I run both Uber and Lyft simultaneously on Android 4.4.2. I cut off whichever one is not under fare. After the last two app updates from Uber (3.34 and 3.34.1), whenever I take a Lyft fare and use navigation, the maps freeze and I loose GPS signal. It feels like it's a cache issue so I reboot and the issue repeats itself so I can only think that there is something going on with the app. Further, under Uber fare maps work as expected.

Has anyone else experienced this? How did you fix it?


----------



## Jersey City Cabbie (Mar 30, 2015)

In all of my months as a UBER partner I never had tech issues until the latest update (3.34.1). Since then, not only is my navigation freezing, but several times a day I get error code stating "Network Error", this happens many times when I try to hit the arrived button or slide to begin a ride. Has anyone else had this issue?


----------



## JohnF (Mar 20, 2015)

I just checked my app is at version 3.33.1 and I have no outstanding updates.
When did you get the latest update pushed out to you?


----------



## Jersey City Cabbie (Mar 30, 2015)

JohnF said:


> I just checked my app is at version 3.33.1 and I have no outstanding updates.
> When did you get the latest update pushed out to you?


four days ago


----------



## JohnF (Mar 20, 2015)

it is possible they rolled back those updates. You may want to uninstall and re-download the latest from the play store.
It might be worth that hassle if the maps are really causing you a problem.
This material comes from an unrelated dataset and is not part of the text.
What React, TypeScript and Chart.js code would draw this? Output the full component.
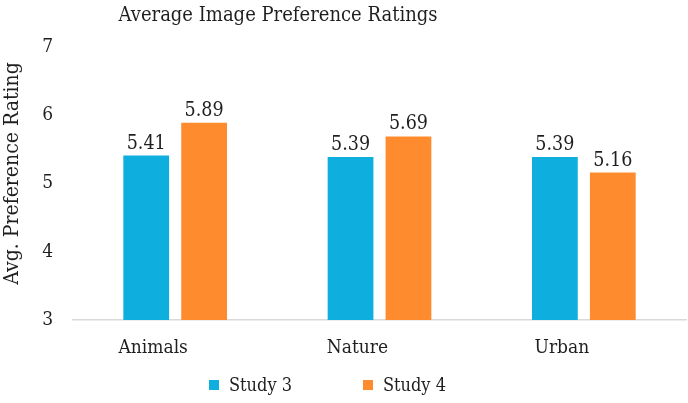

I'm assuming you are on an Android phone.


----------



## JohnF (Mar 20, 2015)

I just got updated to 3.34.1 Preparing myself for the freezing maps.


----------



## ylneo (Aug 25, 2014)

Jersey City Cabbie said:


> In all of my months as a UBER partner I never had tech issues until the latest update (3.34.1). Since then, not only is my navigation freezing, but several times a day I get error code stating "Network Error", this happens many times when I try to hit the arrived button or slide to begin a ride. Has anyone else had this issue?


I am getting the same error several time "Network Error" v3.34.2.


----------



## good4life (Oct 4, 2014)

Latest version 3.35.2 still has not fixed this for me. It is not just a Lyft problem (as I originally thought), freezing maps are happening on Uber, also.


----------



## Tom Doran (Dec 29, 2014)

Same as JohnF


----------



## good4life (Oct 4, 2014)

While I didn't have busy day by any means today, my Uber app w/ google maps worked without a hitch. 

Here's hoping for Uber HERE Maps soon!!!!


----------